Kriegsnachrichten in der skandinavischen Presse für ein russisches Publikum

Drei große skandinavische Zeitungen publizieren Artikel auf Russisch. Es sind Dagens Nyheter aus Schweden, Helsingin Sanomat aus Finnland und Politiken aus Dänemark.

Народ России имеет право знать –
The Russian People have the Right to Know

schreiben die Chefredakteure in einer gemeinsamen Erklärung. Sie publizieren Artikel, die auf ihren Websites auch in der eigenen Sprache und auf Englisch zu finden sind. Wohl um die AutorInnen zu schützen, sind sie oft nicht mit Namen gezeichnet. Einige Namen wirken wie Pseudonyme.

Helsingin Sanomat berichtet aus der russischen Grenzregion: In der Nähe von Vyborg (Viipuri) liegt eine Siedlung, die eine 4000 Mann starke Brigade der mechanisierten Infanterie beherbergt. Laufend treffen dort jetzt Nachrichten ein, dass Angehörige verwundet oder gefallen sind.

„Sie wurden zu Manövern nach Belgorod geschickt,“

erzählt die Frau eines Offiziers. Belgorod ist in Russland, 80 km vom ukrainischen Charkiv entfernt.

Dagens Nyheter bringt Bildreportagen aus Žitomir, aus einem Luftschutzkeller, aus einer zerbombten Schule. Die Lehrerin, die durch die Schule begleitet wird, geht mal hierhin, mal dahin; Glassplitter knirschen unter ihren Schuhen. Am Schluss hält es sie da nicht mehr: „Ich muss raus und meine Klasse sehen.“

Eine Analyse in Dagens Nyheter zeigt die Diskrepanz auf zwischen dem ursprünglichen Kriegsplan (eine dreitägige Operation) und den Ereignissen, wie sie sich in bis dahin 9 Tagen entwickelt haben:

Experten: Die russische Invasion ist ein schlecht ausgedachter Plan.

Politiken zitiert eine Aktivistin aus Moskau, die sich verfolgt fühlt, wenn sie auf den Straßen demonstriert, und dennoch nicht bereit ist zu schweigen. Und die Zeitung publiziert auch ihren „Aufruf ans russische Volk“, in dem auf Russisch erklärt wird, dass Putin lügt, und gleichzeitig, dass mit den Sanktionen nicht die Menschen, sondern die Kriegsmaschinerie getroffen werden soll.

Wir sagen nein zu Putins blutiger Aggression.
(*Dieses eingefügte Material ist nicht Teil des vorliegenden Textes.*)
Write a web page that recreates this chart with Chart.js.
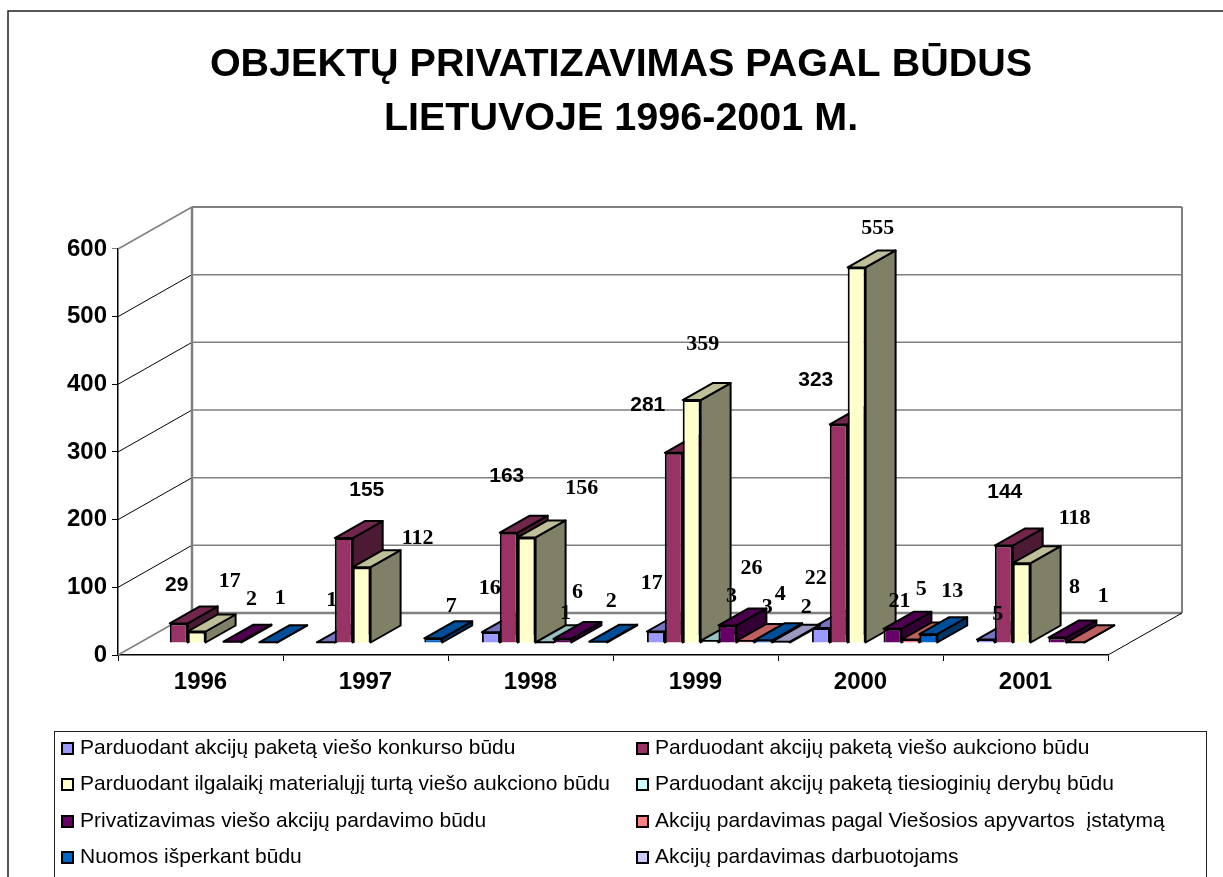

Wir sagen ja zum russischen Volk, das Putin und seine mörderische und despotische Autokratie nicht verdient hat.

Letzteres wird in Russland wohl weniger benötigt als die informativen Reportagen und Berichte. Ich erinnere mich daran, wie russische Systemgegner in der Sowjetzeit westliche Radiosendungen kommentiert haben. Was nach antikommunistischer Propaganda klang, interessierte sie weniger. Dankbar waren sie für Nachrichten mit Informationen, zu denen sie sonst keinen Zugang hatten.

Die russischsprachigen Texte wirken aber mindestens wie ein Symbol: Wir unterstützen die russischen Journalistinnen und Journalisten, die strafrechtlich verfolgt werden können, wenn sie versuchen, die Wahrheit zu berichten.

Für westliche Leserinnen und Leser wird es sich immer lohnen, auch Websites russischer Zeitungen und Zeitschriften zu lesen, etwa Novaja Gazeta, die sich noch um eine alternative Berichterstattung bemühen.

In der Aktion koopiereren Zeitungen eines NATO-Staates und zweier bisher neutraler Staaten, die ihre Beziehungen zur NATO diskutieren. In Finnland spricht sich in Umfragen von Helsingin Sanomat ungefähr eine Hälfte der Befragten für eine NATO-Mitgliedschaft aus (ähnlich in Schweden, wo die Regierung zumindest „die Tür zur NATO nicht zumacht“). Allerdings schwanken die Zahlen seit dem Beginn des Krieges. Die Regierung aber will das Parlament in eine Umgestaltung der Außenpolitik einbinden. Und das unter scharfer Beoachtung durch den großen Bruder, mit dem Finnland 1340 km Landesgrenze teilt. („Die Aufnahme Schwedens und Finnlands in die NATO erfordert Gegenmaßnahmen [ответные шаги] von Russland“ heißt es dort nicht besonders freundlich.)